The claimant's attorneys request an additional fee of $8,300.00, and submits fee application in support of the request. The fee application (OC-400.1) dated June 13, 2016, submitted with the application for administrative review, indicated that the time spent on the initial appeal was two hours and the fee application dated January 13, 2017, submitted with the application for Mandatory Full Board, indicates the time spent on the application for administrative review was three hours and the time spent on the application for Mandatory Full Board Review was two and a half hours. In the decision filed January 7, 2016, the WCLJ granted the claimant's attorneys a fee of $750.00, and the WCLJ granted the claimant's attorneys an additional fee of $3,900.00 in the Reserved Decision dated May 13, 2016.

Pursuant to Workers' Compensation Law § 24, all attorney fee requests must be approved by the Board and "[t]he Board is vested with 'broad discretion with regard to the approval of counsel fees' (Matter of Pavone v Ambassador Transp., Inc., 26 AD3d 645 [2006]; see Matter of Grasso v Brewster Cent. School Dist., 81 AD3d 1060 [2011])" (Matter of Kennedy v New York City Dept. of Corr., 140 AD3d 1572 [2016]). Before approving a fee request, the Board must consider the extent of the services rendered and the financial status of the claimant. Factors relevant in determining the value of the legal services rendered include "the nature and extent of the services, the actual time spent, the necessity therefor, the nature of the issues involved, the professional standing of counsel, and the results achieved" (Jordan v Freeman, 40 AD2d 656 [1972] [citation omitted]). In addition, the fee must not be based solely upon the amount of compensation awarded (see 12 NYCRR 300.17[f]).

12 NYCRR 300.17(d) requires a written application (form OC-400.1) for an attorney's fee that is requested for an amount greater than $450 and states that "[a]ny form OC-400.1 filed shall be accurately completed." The Board may find a form OC-400.1 deficient if the attorney requesting a fee fails to indicate the "date, description, and amount of time spent on each service" (Matter of Fernandez v Royal Coach Lines, Inc., 146 AD3d 1220 [2017], quoting Board Subject Number 046-548, dated May 28, 2013). The Board may also find a fee application deficient if the information that is required to be provided on the form is not legible (Matter of Tenecela v Vrapo Constr., 146 AD3d 1217 [2017]). Upon finding the attorney's fee application to be deficient, it is not an abuse of discretion for the Board to reduce "the award to $450, the maximum allowed absent the required form (see 12 NYCRR 300.17[d][1]; Matter of Kennedy v New York City Dept. of Corr., 140 AD3d 1572 [2016])" (Fernandez, 146 AD3d 1220 [2017]; see also Tenecela, 146 AD3d 1217 [2017]).
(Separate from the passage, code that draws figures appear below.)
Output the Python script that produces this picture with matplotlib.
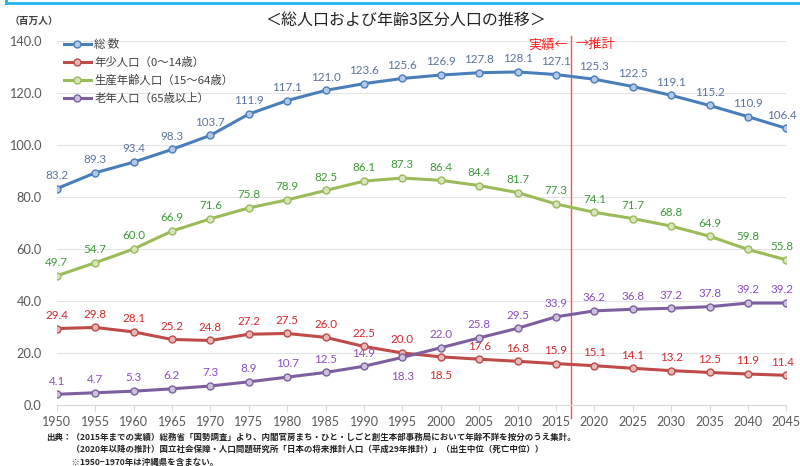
"""総人口および年齢3区分人口の推移 — line chart with data labels."""

import matplotlib
matplotlib.use("Agg")
import matplotlib.pyplot as plt
from matplotlib.lines import Line2D

plt.rcParams["font.family"] = ["Noto Sans CJK JP", "DejaVu Sans"]
NUM_FONT = ["Lato", "DejaVu Sans"]

YEARS = [1950, 1955, 1960, 1965, 1970, 1975, 1980, 1985, 1990, 1995,
         2000, 2005, 2010, 2015, 2020, 2025, 2030, 2035, 2040, 2045]

TOTAL = [83.2, 89.3, 93.4, 98.3, 103.7, 111.9, 117.1, 121.0, 123.6, 125.6,
         126.9, 127.8, 128.1, 127.1, 125.3, 122.5, 119.1, 115.2, 110.9, 106.4]
YOUNG = [29.4, 29.8, 28.1, 25.2, 24.8, 27.2, 27.5, 26.0, 22.5, 20.0,
         18.5, 17.6, 16.8, 15.9, 15.1, 14.1, 13.2, 12.5, 11.9, 11.4]
WORKING = [49.7, 54.7, 60.0, 66.9, 71.6, 75.8, 78.9, 82.5, 86.1, 87.3,
           86.4, 84.4, 81.7, 77.3, 74.1, 71.7, 68.8, 64.9, 59.8, 55.8]
ELDERLY = [4.1, 4.7, 5.3, 6.2, 7.3, 8.9, 10.7, 12.5, 14.9, 18.3,
           22.0, 25.8, 29.5, 33.9, 36.2, 36.8, 37.2, 37.8, 39.2, 39.2]

LABELS = ["総 数", "年少人口（0～14歳）", "生産年齢人口（15～64歳）", "老年人口（65歳以上）"]
Y_TICKS = [0, 20, 40, 60, 80, 100, 120, 140]

NOTES = [
    "出典：（2015年までの実績）総務省「国勢調査」より、内閣官房まち・ひと・しごと創生本部事務局において年齢不詳を按分のうえ集計。",
    "　　　（2020年以降の推計）国立社会保障・人口問題研究所「日本の将来推計人口（平成29年推計）」（出生中位（死亡中位））",
    "　　　※1950−1970年は沖縄県を含まない。",
]

# line colour, marker fill, label colour
STYLES = [
    ("#4A7EBB", "#B4C7E7", "#5A7399"),
    ("#BE4B48", "#E6B9B8", "#D6282D"),
    ("#9BBB59", "#D7E4BD", "#3F9A3A"),
    ("#7D5FA0", "#CCC1DA", "#8A4FBF"),
]

fig = plt.figure(figsize=(8.0, 4.66), dpi=100)
ax = fig.add_axes([0.071, 0.131, 0.912, 0.781])

series = [TOTAL, YOUNG, WORKING, ELDERLY]
for vals, label, (lc, fc, tc) in zip(series, LABELS, STYLES):
    ax.plot(YEARS, vals, color=lc, lw=2.2, marker="o", markersize=5,
            markerfacecolor=fc, markeredgecolor=lc, markeredgewidth=1.0,
            label=label, zorder=3)
    for yr, v in zip(YEARS, vals):
        below = (vals is YOUNG and yr == 2000) or (vals is ELDERLY and yr == 1995)
        off = -13.5 if below else 9.5
        dx = -3 if yr == YEARS[-1] else 0
        ax.annotate(f"{v:.1f}", (yr, v), xytext=(dx, off), textcoords="offset points",
                    ha="center", va="center", fontsize=8.4, color=tc, family=NUM_FONT)

ax.set_xlim(1950, 2045)
ax.set_ylim(0, 140)
ax.set_xticks(YEARS)
ax.set_yticks(Y_TICKS)
ax.set_yticklabels([f"{t:.1f}" for t in Y_TICKS])
ax.tick_params(axis="y", length=0, labelsize=9.2, colors="#595959", pad=11)
ax.tick_params(axis="x", length=4, width=0.8, color="#D9D9D9", labelsize=9.0,
               labelcolor="#595959", pad=4)
for lab in ax.get_xticklabels() + ax.get_yticklabels():
    lab.set_family(NUM_FONT)
for s in ["top", "right", "left"]:
    ax.spines[s].set_visible(False)
ax.spines["bottom"].set_color("#D9D9D9")
ax.grid(True, axis="y", color="#E3E3E3", lw=0.8)
ax.set_axisbelow(True)

# actual / projection divider
ax.axvline(2017, ymin=-0.035, ymax=1.015, color="#FF5050", lw=1.0, clip_on=False, zorder=2)
ax.text(2016.6, 138.5, "実績←", ha="right", va="center", fontsize=9.5, color="#FF2020")
ax.text(2017.6, 138.5, "→推計", ha="left", va="center", fontsize=9.5, color="#FF2020")

ax.legend(loc="upper left", bbox_to_anchor=(0.0, 1.025), frameon=False, fontsize=8.2,
          handlelength=2.4, labelspacing=0.62, borderaxespad=0.2, handletextpad=0.3,
          labelcolor="#404040")

fig.text(0.507, 0.957, "＜総人口および年齢3区分人口の推移＞", ha="center", va="center",
         fontsize=11.5, color="#222222")
fig.text(0.012, 0.955, "（百万人）", ha="left", va="center", fontsize=7, color="#404040",
         weight="bold")

for i, line in enumerate(NOTES):
    fig.text(0.058, 0.062 - i * 0.027, line, ha="left", va="center", fontsize=6.1,
             color="#222222", weight="bold")

# cyan frame edge along the top
fig.add_artist(Line2D([0.007, 1.0], [0.993, 0.993], color="#1EB4F0", lw=2.0,
                      transform=fig.transFigure))
fig.add_artist(Line2D([0.007, 0.007], [0.993, 1.0], color="#1EB4F0", lw=2.0,
                      transform=fig.transFigure))

fig.savefig("out.png", dpi=100)
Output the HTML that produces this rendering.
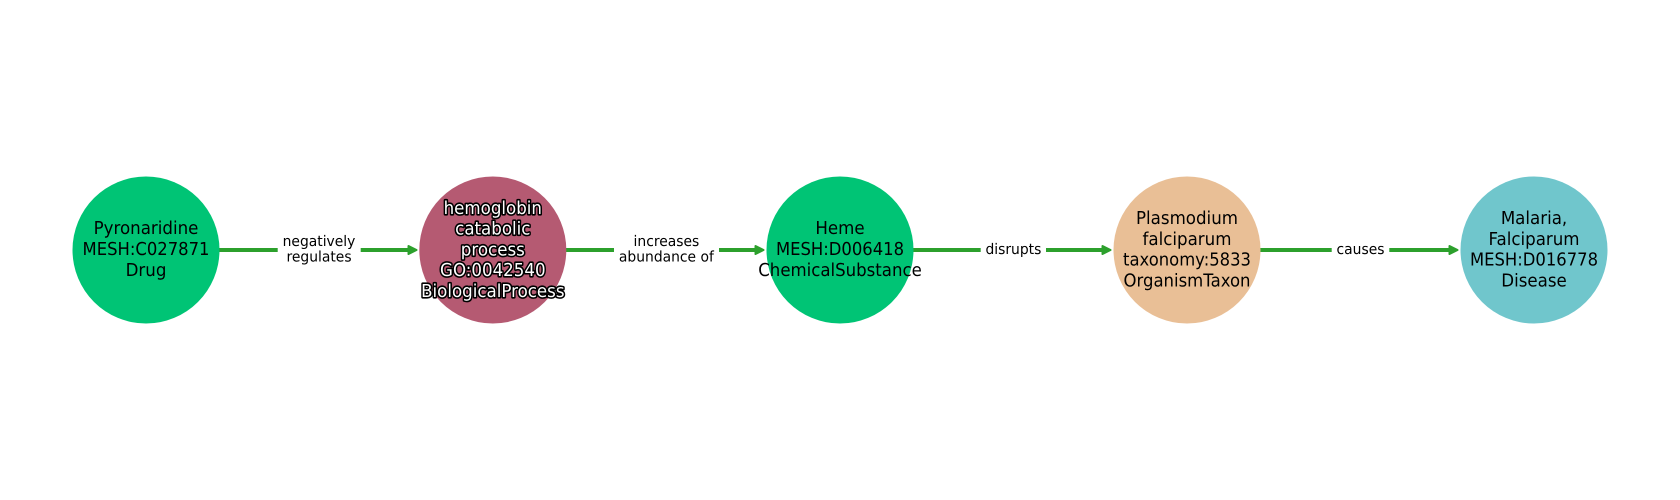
<!DOCTYPE html>
<html><head><meta charset="utf-8"><style>
html,body{margin:0;padding:0;background:#fff;width:1680px;height:500px;overflow:hidden}
svg{display:block}
text{font-family:"DejaVu Sans",sans-serif;text-anchor:middle;text-rendering:geometricPrecision}
.n{font-size:16.67px;fill:#000}
.e{font-size:13.89px;fill:#000}
.o{fill:#fff;stroke:#000;stroke-width:3px;paint-order:stroke;stroke-linejoin:round}
.l{stroke:#2ca02c;stroke-width:4;fill:none}
.a{fill:#2ca02c;stroke:#2ca02c;stroke-width:2;stroke-linejoin:round}
</style></head><body>
<svg width="1680" height="500" viewBox="0 0 1680 500" xmlns="http://www.w3.org/2000/svg">
<rect width="1680" height="500" fill="#fff"/>
<path class="l" d="M219 250H277.7M360.7 250H410"/>
<path class="a" d="M408.5 246L416.5 250L408.5 254Z"/>
<path class="l" d="M566 250H614M719 250H757"/>
<path class="a" d="M755.5 246L763.5 250L755.5 254Z"/>
<path class="l" d="M913 250H980.7M1046 250H1104"/>
<path class="a" d="M1102.5 246L1110.5 250L1102.5 254Z"/>
<path class="l" d="M1260 250H1331.7M1389.3 250H1451"/>
<path class="a" d="M1449.5 246L1457.5 250L1449.5 254Z"/>
<circle cx="146" cy="250" r="73.5" fill="#00c475"/>
<circle cx="492.8" cy="250" r="73.5" fill="#b55a72"/>
<circle cx="840" cy="250" r="73.5" fill="#00c475"/>
<circle cx="1187" cy="250" r="73.5" fill="#e9bf96"/>
<circle cx="1534" cy="250" r="73.5" fill="#70c6cc"/>
<text class="n" transform="translate(146 234) scale(1 1.07)">Pyronaridine</text>
<text class="n" transform="translate(146 255) scale(.985 1.07)">MESH:C027871</text>
<text class="n" transform="translate(146 275.8) scale(1 1.07)">Drug</text>
<text class="n o" transform="translate(492.8 214) scale(1 1.07)">hemoglobin</text>
<text class="n o" transform="translate(492.8 234.6) scale(1 1.07)">catabolic</text>
<text class="n o" transform="translate(492.8 255.4) scale(1 1.07)">process</text>
<text class="n o" transform="translate(492.8 276) scale(1 1.07)">GO:0042540</text>
<text class="n o" transform="translate(492.8 296.8) scale(1 1.07)">BiologicalProcess</text>
<text class="n" transform="translate(840 234) scale(1 1.07)">Heme</text>
<text class="n" transform="translate(840 255) scale(.985 1.07)">MESH:D006418</text>
<text class="n" transform="translate(840 275.8) scale(.995 1.07)">ChemicalSubstance</text>
<text class="n" transform="translate(1187 224) scale(1 1.07)">Plasmodium</text>
<text class="n" transform="translate(1187 245) scale(1 1.07)">falciparum</text>
<text class="n" transform="translate(1187 265.6) scale(.985 1.07)">taxonomy:5833</text>
<text class="n" transform="translate(1187 286.4) scale(.99 1.07)">OrganismTaxon</text>
<text class="n" transform="translate(1534 224) scale(1 1.07)">Malaria,</text>
<text class="n" transform="translate(1534 245) scale(1 1.07)">Falciparum</text>
<text class="n" transform="translate(1534 265.6) scale(.985 1.07)">MESH:D016778</text>
<text class="n" transform="translate(1534 286.4) scale(1 1.07)">Disease</text>
<text class="e" transform="translate(319 246) scale(1 1.05)">negatively</text>
<text class="e" transform="translate(319 261.5) scale(1 1.05)">regulates</text>
<text class="e" transform="translate(666.4 246) scale(1 1.05)">increases</text>
<text class="e" transform="translate(666.4 261.5) scale(1 1.05)">abundance of</text>
<text class="e" transform="translate(1013.4 254) scale(1 1.05)">disrupts</text>
<text class="e" transform="translate(1360.5 254) scale(1 1.05)">causes</text>
</svg>
</body></html>
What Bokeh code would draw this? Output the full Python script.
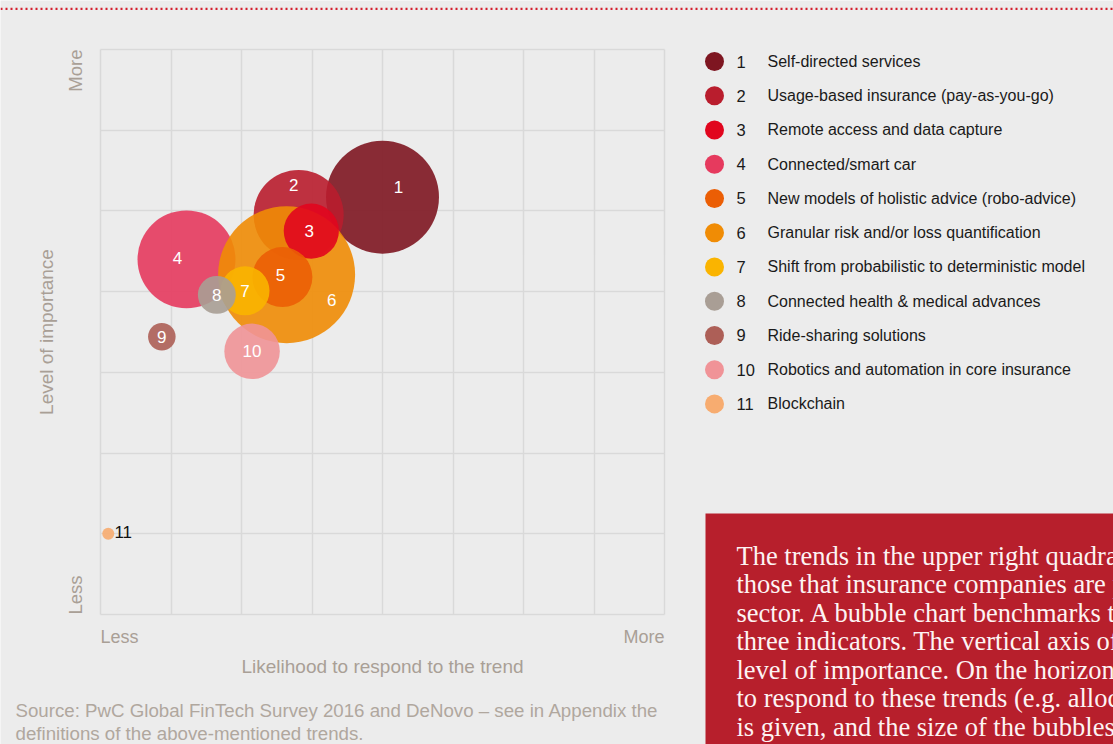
from bokeh.plotting import figure
from bokeh.models import ColumnDataSource, Range1d, FixedTicker, Label, BoxAnnotation, Span
from bokeh.embed import file_html
from bokeh.resources import INLINE
from bokeh.core.properties import value

# ---------------- data ----------------
ids = [1, 2, 3, 4, 5, 6, 7, 8, 9, 10, 11]
trends = [
    "Self-directed services",
    "Usage-based insurance (pay-as-you-go)",
    "Remote access and data capture",
    "Connected/smart car",
    "New models of holistic advice (robo-advice)",
    "Granular risk and/or loss quantification",
    "Shift from probabilistic to deterministic model",
    "Connected health & medical advances",
    "Ride-sharing solutions",
    "Robotics and automation in core insurance",
    "Blockchain",
]
likelihood = [4.00, 2.81, 2.99, 1.22, 2.58, 2.64, 2.05, 1.65, 0.87, 2.15, 0.11]
importance = [5.17, 4.95, 4.75, 4.40, 4.18, 4.21, 4.01, 3.96, 3.44, 3.26, 1.00]
bubble_weight = [31.9, 20.3, 7.6, 24.0, 9.0, 46.9, 6.0, 3.6, 1.9, 7.7, 0.36]
colors = ["#7E1621", "#B91D2D", "#E1061E", "#E63A5E", "#EB5E05", "#F08C05",
          "#FAB400", "#A99E95", "#AD5F57", "#F09397", "#F7AC70"]
draw_order = [1, 2, 4, 6, 3, 5, 7, 8, 10, 9, 11]
label_dx = [16, -5, -2, -9, -2, 45, 0, 0, 0, 0, 15]
label_dy = [-10, -30, 0, -1, -2, 25, 0, 0, 0, 0, -2]
label_colors = ["white"] * 10 + ["#111111"]

x_tick_labels = ["Less", "More"]
y_tick_labels = ["Less", "More"]
x_title = "Likelihood to respond to the trend"
y_title = "Level of importance"
source_note = ("Source: PwC Global FinTech Survey 2016 and DeNovo \u2013 see in Appendix the\n"
               "definitions of the above-mentioned trends.")
box_text = ("The trends in the upper right quadrant are\n"
            "those that insurance companies are prioritising in the\n"
            "sector. A bubble chart benchmarks the trends on\n"
            "three indicators. The vertical axis of the chart shows the\n"
            "level of importance. On the horizontal axis the likelihood\n"
            "to respond to these trends (e.g. allocating resources)\n"
            "is given, and the size of the bubbles indicates the impact.")

# ---------------- styling / layout ----------------
BG = "#ECECEC"
GRID = "#D9D9D9"
AXTXT = "#A99F96"
SANS = "Liberation Sans"
SERIF = "Liberation Serif"

W, H = 1113, 744
X0, X1, Y0, Y1 = 0, 8, 0, 7
FR_L, FR_R, FR_T, FR_B = 100, 664, 49, 614       # chart area in canvas pixels
PXX = (FR_R - FR_L) / (X1 - X0)
PXY = (FR_B - FR_T) / (Y1 - Y0)


def X(px):
    return X0 + (px - FR_L) / PXX


def Y(py):
    return Y0 + (FR_B - py) / PXY


p = figure(width=W, height=H, x_range=Range1d(X(0), X(W)), y_range=Range1d(Y(H), Y(0)),
           toolbar_location=None, output_backend="svg", min_border=0,
           x_axis_location=None, y_axis_location=None)
p.background_fill_color = BG
p.border_fill_color = BG
p.outline_line_color = None

p.xgrid.ticker = FixedTicker(ticks=list(range(X0, X1 + 1)))
p.ygrid.ticker = FixedTicker(ticks=list(range(Y0, Y1 + 1)))
p.xgrid.bounds = (X0, X1)
p.ygrid.bounds = (Y0, Y1)
p.xgrid.cross_bounds = (Y0, Y1)
p.ygrid.cross_bounds = (X0, X1)
p.grid.grid_line_color = GRID
p.grid.grid_line_width = 1.5

# top dotted rule
p.add_layout(Span(location=Y(8.3), dimension="width", line_color="#D4202F",
                  line_width=2.2, line_dash="2 3"))

# bubbles
order_idx = [ids.index(i) for i in draw_order]
src = ColumnDataSource(dict(
    x=[likelihood[k] for k in order_idx],
    y=[importance[k] for k in order_idx],
    size=[2 * 10 * (bubble_weight[k] ** 0.5) for k in order_idx],
    color=[colors[k] for k in order_idx],
    label=[str(ids[k]) for k in order_idx],
    dx=[label_dx[k] for k in order_idx],
    dy=[label_dy[k] for k in order_idx],
    tcolor=[label_colors[k] for k in order_idx],
))
p.scatter("x", "y", size="size", source=src, fill_color="color", fill_alpha=0.9,
          line_color=None)
p.text("x", "y", text="label", source=src, x_offset="dx", y_offset="dy",
       text_color="tcolor", text_align="center", text_baseline="middle",
       text_font=value(SANS), text_font_size="17px")

# axis texts
def lab(**kw):
    base = dict(text_font=SANS, text_font_size="18.5px", text_color=AXTXT,
                text_baseline="middle")
    base.update(kw)
    p.add_layout(Label(**base))

lab(x=X0, y=Y(636), text=x_tick_labels[0], text_align="left", text_font_size="18px")
lab(x=X1, y=Y(636), text=x_tick_labels[1], text_align="right", text_font_size="18px")
lab(x=X(75), y=Y0, text=y_tick_labels[0], angle=1.5708, text_align="left")
lab(x=X(75), y=Y1, text=y_tick_labels[1], angle=1.5708, text_align="right")
lab(x=(X0 + X1) / 2, y=Y(666), text=x_title, text_align="center", text_font_size="19px")
lab(x=X(46), y=(Y0 + Y1) / 2, text=y_title, angle=1.5708, text_align="center",
    text_font_size="19px")
lab(x=X(15), y=Y(699), text=source_note, text_align="left", text_baseline="top",
    text_line_height=1.12, text_color="#B0A79E", text_font_size="18.7px")

# legend
ROW0, ROWH = 61, 34.24
leg_y = [Y(ROW0 + ROWH * (i - 1)) for i in ids]
lsrc = ColumnDataSource(dict(y=leg_y, num=[str(i) for i in ids], name=trends, color=colors))
p.scatter(x=X(714), y="y", size=19, source=lsrc, fill_color="color", line_color=None)
p.text(x=X(736), y="y", text="num", source=lsrc, text_align="left", text_baseline="middle",
       text_font=value(SANS), text_font_size="16.5px", text_color="#1A1A1A")
p.text(x=X(767), y="y", text="name", source=lsrc, text_align="left", text_baseline="middle",
       text_font=value(SANS), text_font_size="16px", text_color="#1A1A1A")

# red note box
p.add_layout(BoxAnnotation(left=X(705), right=X(W + 60), top=Y(513), bottom=Y(H + 60),
                           fill_color="#B71F2C", fill_alpha=1, line_color=None))
p.add_layout(Label(x=X(736), y=Y(540), text=box_text, text_align="left", text_baseline="top",
                   text_font=SERIF, text_font_size="26.5px", text_line_height=0.95,
                   text_color="#FDF3F3"))

open("out.html", "w").write(file_html(p, INLINE))
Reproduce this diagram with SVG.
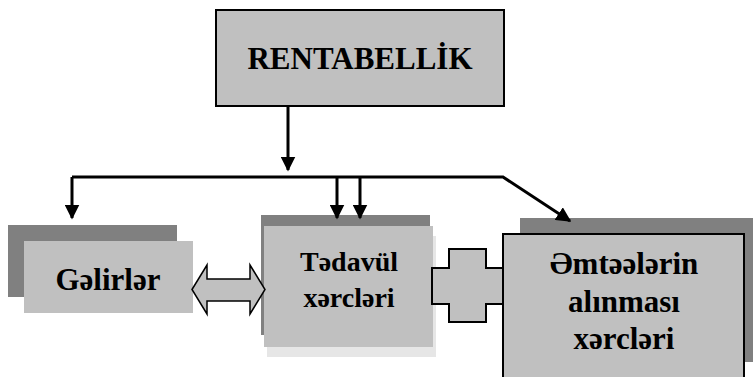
<svg xmlns="http://www.w3.org/2000/svg" width="753" height="377" viewBox="0 0 753 377">
<style>
.t{font-weight:bold;fill:#000;text-anchor:middle}
.ln{stroke:#000;stroke-width:3;fill:none}
.dk{fill:#808080}
.lt{fill:#c0c0c0}
</style>
<defs>
<marker id="ah" markerWidth="5" markerHeight="5" refX="4.5" refY="2.5" orient="auto" markerUnits="strokeWidth">
<path d="M0,0 L5,2.5 L0,5 Z" fill="#000"/>
</marker>
</defs>
<rect width="753" height="377" fill="#fff"/>
<g font-family="Times New Roman, Liberation Serif, DejaVu Serif, serif">
<g id="rentabellik">
<rect x="216" y="10" width="288" height="96" fill="#c0c0c0" stroke="#000" stroke-width="2"/>
<text class="t" x="360" y="69" font-size="31">RENTABELLİK</text>
</g>
<g id="gelirler">
<rect class="dk" x="8" y="225" width="169" height="72"/>
<rect class="lt" x="24" y="241" width="169" height="72"/>
<text class="t" x="108" y="290" font-size="31">Gəlirlər</text>
</g>
<g id="tedavul">
<rect x="267" y="236" width="169" height="121" fill="#e6e6e6"/>
<rect class="dk" x="261" y="215" width="169" height="120"/>
<rect class="lt" x="264" y="226" width="169" height="121"/>
<text class="t" x="349" y="271" font-size="28">Tədavül</text>
<text class="t" x="349" y="307" font-size="28">xərcləri</text>
</g>
<g id="emteelerin">
<rect class="dk" x="520" y="218" width="233" height="144"/>
<rect x="503" y="234" width="241" height="150" fill="#c0c0c0" stroke="#000" stroke-width="2"/>
<text class="t" x="624" y="274" font-size="31">Əmtəələrin</text>
<text class="t" x="624" y="312" font-size="31">alınması</text>
<text class="t" x="624" y="349" font-size="31">xərcləri</text>
</g>
</g>
<g id="connectors">
<line class="ln" x1="288" y1="106" x2="288" y2="170" marker-end="url(#ah)"/>
<polyline class="ln" points="72,177 503,177 570,221" marker-end="url(#ah)"/>
<path class="ln" d="M72,177 L72,218" marker-end="url(#ah)"/>
<line class="ln" x1="337" y1="177" x2="337" y2="218" marker-end="url(#ah)"/>
<line class="ln" x1="360" y1="177" x2="360" y2="218" marker-end="url(#ah)"/>
<path d="M192,289.5 L207,265 L207,279 L250,279 L250,265 L265,289.5 L250,314 L250,301 L207,301 L207,314 Z" fill="#c0c0c0" stroke="#000" stroke-width="1.5"/>
<path d="M432,268 L449,268 L449,249 L486,249 L486,268 L503,268 L503,304 L486,304 L486,322 L449,322 L449,304 L432,304 Z" fill="#c0c0c0" stroke="#000" stroke-width="2"/>
</g>
</svg>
Here, the claimant's attorneys successfully argued that liability should not be apportioned to the claimant's preexisting osteoarthritis. The claimant's attorneys either spent an additional four and one half or five and one half hours on their two appeals. However, the discrepancy in the amount of time spent on the application for administrative review between the two OC-400.1 forms is troubling, and claimant's counsel reminded they are obligated to accurately detail the date, description and amount of time spent on each service in all fee applications (12 NYCRR 300.17[d]).

Therefore, the Full Board finds the claimant's attorneys are awarded an additional fee of $1,500.00.

CONCLUSION

ACCORDINGLY, the WCLJ reserved decision filed May 13, 2016, is MODIFIED to find that there is no apportionment of claimant's schedule award of 66 and 2/3% of the left arm. In all other respects, the decision is affirmed. The Full Board also awards claimant's attorneys an additional fee of $1,500.00. No further action is planned by the Board at this time.